━━━━━ Records for the task ━━━━━
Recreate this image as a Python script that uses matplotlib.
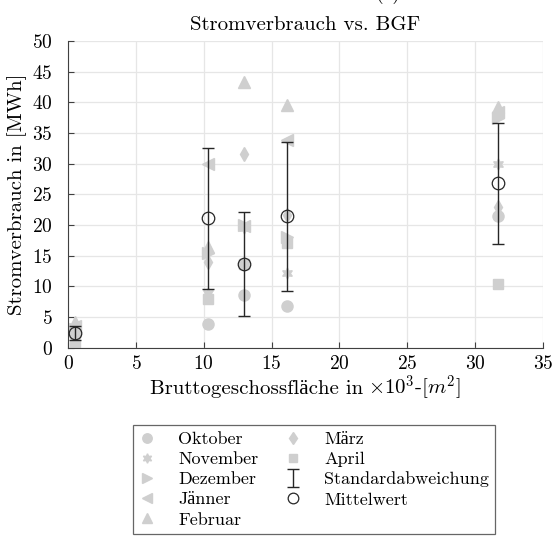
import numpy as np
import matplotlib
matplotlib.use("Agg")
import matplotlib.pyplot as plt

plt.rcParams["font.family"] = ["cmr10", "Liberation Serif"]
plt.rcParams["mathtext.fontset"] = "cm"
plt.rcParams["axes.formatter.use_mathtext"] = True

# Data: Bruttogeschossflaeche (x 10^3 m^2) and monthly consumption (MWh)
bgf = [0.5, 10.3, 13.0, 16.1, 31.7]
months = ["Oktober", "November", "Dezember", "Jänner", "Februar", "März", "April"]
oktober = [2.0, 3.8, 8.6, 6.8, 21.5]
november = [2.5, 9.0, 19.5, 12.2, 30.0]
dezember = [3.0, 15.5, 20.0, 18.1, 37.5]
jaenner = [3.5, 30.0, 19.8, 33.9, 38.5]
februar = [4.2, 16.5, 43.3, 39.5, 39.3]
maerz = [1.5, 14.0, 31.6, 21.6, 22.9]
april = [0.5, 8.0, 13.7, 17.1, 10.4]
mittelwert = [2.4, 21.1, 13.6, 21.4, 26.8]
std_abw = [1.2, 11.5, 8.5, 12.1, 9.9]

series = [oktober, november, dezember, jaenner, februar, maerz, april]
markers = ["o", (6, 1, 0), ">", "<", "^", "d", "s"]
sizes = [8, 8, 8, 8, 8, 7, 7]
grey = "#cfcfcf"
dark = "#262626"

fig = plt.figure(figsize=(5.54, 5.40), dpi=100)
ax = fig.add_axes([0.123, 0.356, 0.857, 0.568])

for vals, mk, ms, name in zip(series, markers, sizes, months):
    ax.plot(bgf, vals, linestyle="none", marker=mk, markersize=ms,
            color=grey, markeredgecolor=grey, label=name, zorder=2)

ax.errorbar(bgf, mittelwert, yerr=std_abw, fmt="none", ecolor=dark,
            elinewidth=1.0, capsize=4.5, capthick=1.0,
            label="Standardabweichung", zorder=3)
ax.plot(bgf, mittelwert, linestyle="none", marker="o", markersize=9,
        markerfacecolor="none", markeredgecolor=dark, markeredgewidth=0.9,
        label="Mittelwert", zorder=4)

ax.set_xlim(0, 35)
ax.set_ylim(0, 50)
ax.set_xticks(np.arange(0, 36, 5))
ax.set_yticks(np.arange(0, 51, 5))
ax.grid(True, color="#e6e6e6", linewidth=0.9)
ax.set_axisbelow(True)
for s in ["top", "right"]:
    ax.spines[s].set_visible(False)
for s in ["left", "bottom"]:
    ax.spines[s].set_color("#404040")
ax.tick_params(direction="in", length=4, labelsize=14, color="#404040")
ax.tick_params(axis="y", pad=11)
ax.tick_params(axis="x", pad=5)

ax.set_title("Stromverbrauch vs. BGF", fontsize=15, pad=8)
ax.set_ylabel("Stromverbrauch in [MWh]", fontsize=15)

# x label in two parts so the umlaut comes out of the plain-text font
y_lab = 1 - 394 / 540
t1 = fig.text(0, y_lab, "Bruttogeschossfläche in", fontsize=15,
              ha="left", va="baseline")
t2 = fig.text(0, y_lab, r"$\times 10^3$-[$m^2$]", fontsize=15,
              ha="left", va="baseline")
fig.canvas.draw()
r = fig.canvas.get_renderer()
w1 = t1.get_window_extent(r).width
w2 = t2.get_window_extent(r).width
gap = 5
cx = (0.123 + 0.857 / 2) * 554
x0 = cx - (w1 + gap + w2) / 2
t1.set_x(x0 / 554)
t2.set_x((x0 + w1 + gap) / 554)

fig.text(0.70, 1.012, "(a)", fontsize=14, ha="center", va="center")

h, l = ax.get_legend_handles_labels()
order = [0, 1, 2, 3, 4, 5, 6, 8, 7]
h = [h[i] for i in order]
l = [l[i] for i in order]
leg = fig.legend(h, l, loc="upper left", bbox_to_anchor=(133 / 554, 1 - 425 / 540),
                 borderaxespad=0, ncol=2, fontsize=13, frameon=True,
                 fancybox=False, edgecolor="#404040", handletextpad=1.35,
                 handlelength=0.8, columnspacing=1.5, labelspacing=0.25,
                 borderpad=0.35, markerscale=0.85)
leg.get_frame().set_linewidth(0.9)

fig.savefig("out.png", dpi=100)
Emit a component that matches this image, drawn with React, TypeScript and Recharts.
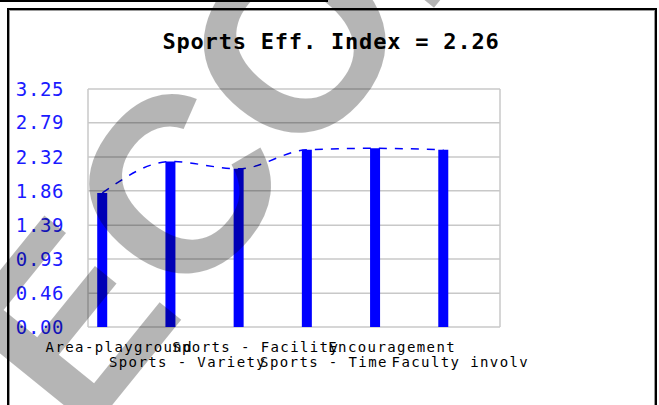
━━━━━
» Written problem: Transcribe the material exactly, keeping every word and none of the pictures.

» Written answer:
Recreate this image as a Python script that uses matplotlib.
import numpy as np
import matplotlib
matplotlib.use("Agg")
import matplotlib.pyplot as plt

plt.rcParams["font.family"] = ["cmr10", "Liberation Serif"]
plt.rcParams["mathtext.fontset"] = "cm"
plt.rcParams["axes.formatter.use_mathtext"] = True

# Data: Bruttogeschossflaeche (x 10^3 m^2) and monthly consumption (MWh)
bgf = [0.5, 10.3, 13.0, 16.1, 31.7]
months = ["Oktober", "November", "Dezember", "Jänner", "Februar", "März", "April"]
oktober = [2.0, 3.8, 8.6, 6.8, 21.5]
november = [2.5, 9.0, 19.5, 12.2, 30.0]
dezember = [3.0, 15.5, 20.0, 18.1, 37.5]
jaenner = [3.5, 30.0, 19.8, 33.9, 38.5]
februar = [4.2, 16.5, 43.3, 39.5, 39.3]
maerz = [1.5, 14.0, 31.6, 21.6, 22.9]
april = [0.5, 8.0, 13.7, 17.1, 10.4]
mittelwert = [2.4, 21.1, 13.6, 21.4, 26.8]
std_abw = [1.2, 11.5, 8.5, 12.1, 9.9]

series = [oktober, november, dezember, jaenner, februar, maerz, april]
markers = ["o", (6, 1, 0), ">", "<", "^", "d", "s"]
sizes = [8, 8, 8, 8, 8, 7, 7]
grey = "#cfcfcf"
dark = "#262626"

fig = plt.figure(figsize=(5.54, 5.40), dpi=100)
ax = fig.add_axes([0.123, 0.356, 0.857, 0.568])

for vals, mk, ms, name in zip(series, markers, sizes, months):
    ax.plot(bgf, vals, linestyle="none", marker=mk, markersize=ms,
            color=grey, markeredgecolor=grey, label=name, zorder=2)

ax.errorbar(bgf, mittelwert, yerr=std_abw, fmt="none", ecolor=dark,
            elinewidth=1.0, capsize=4.5, capthick=1.0,
            label="Standardabweichung", zorder=3)
ax.plot(bgf, mittelwert, linestyle="none", marker="o", markersize=9,
        markerfacecolor="none", markeredgecolor=dark, markeredgewidth=0.9,
        label="Mittelwert", zorder=4)

ax.set_xlim(0, 35)
ax.set_ylim(0, 50)
ax.set_xticks(np.arange(0, 36, 5))
ax.set_yticks(np.arange(0, 51, 5))
ax.grid(True, color="#e6e6e6", linewidth=0.9)
ax.set_axisbelow(True)
for s in ["top", "right"]:
    ax.spines[s].set_visible(False)
for s in ["left", "bottom"]:
    ax.spines[s].set_color("#404040")
ax.tick_params(direction="in", length=4, labelsize=14, color="#404040")
ax.tick_params(axis="y", pad=11)
ax.tick_params(axis="x", pad=5)

ax.set_title("Stromverbrauch vs. BGF", fontsize=15, pad=8)
ax.set_ylabel("Stromverbrauch in [MWh]", fontsize=15)

# x label in two parts so the umlaut comes out of the plain-text font
y_lab = 1 - 394 / 540
t1 = fig.text(0, y_lab, "Bruttogeschossfläche in", fontsize=15,
              ha="left", va="baseline")
t2 = fig.text(0, y_lab, r"$\times 10^3$-[$m^2$]", fontsize=15,
              ha="left", va="baseline")
fig.canvas.draw()
r = fig.canvas.get_renderer()
w1 = t1.get_window_extent(r).width
w2 = t2.get_window_extent(r).width
gap = 5
cx = (0.123 + 0.857 / 2) * 554
x0 = cx - (w1 + gap + w2) / 2
t1.set_x(x0 / 554)
t2.set_x((x0 + w1 + gap) / 554)

fig.text(0.70, 1.012, "(a)", fontsize=14, ha="center", va="center")

h, l = ax.get_legend_handles_labels()
order = [0, 1, 2, 3, 4, 5, 6, 8, 7]
h = [h[i] for i in order]
l = [l[i] for i in order]
leg = fig.legend(h, l, loc="upper left", bbox_to_anchor=(133 / 554, 1 - 425 / 540),
                 borderaxespad=0, ncol=2, fontsize=13, frameon=True,
                 fancybox=False, edgecolor="#404040", handletextpad=1.35,
                 handlelength=0.8, columnspacing=1.5, labelspacing=0.25,
                 borderpad=0.35, markerscale=0.85)
leg.get_frame().set_linewidth(0.9)

fig.savefig("out.png", dpi=100)
Emit a component that matches this image, drawn with React, TypeScript and Recharts.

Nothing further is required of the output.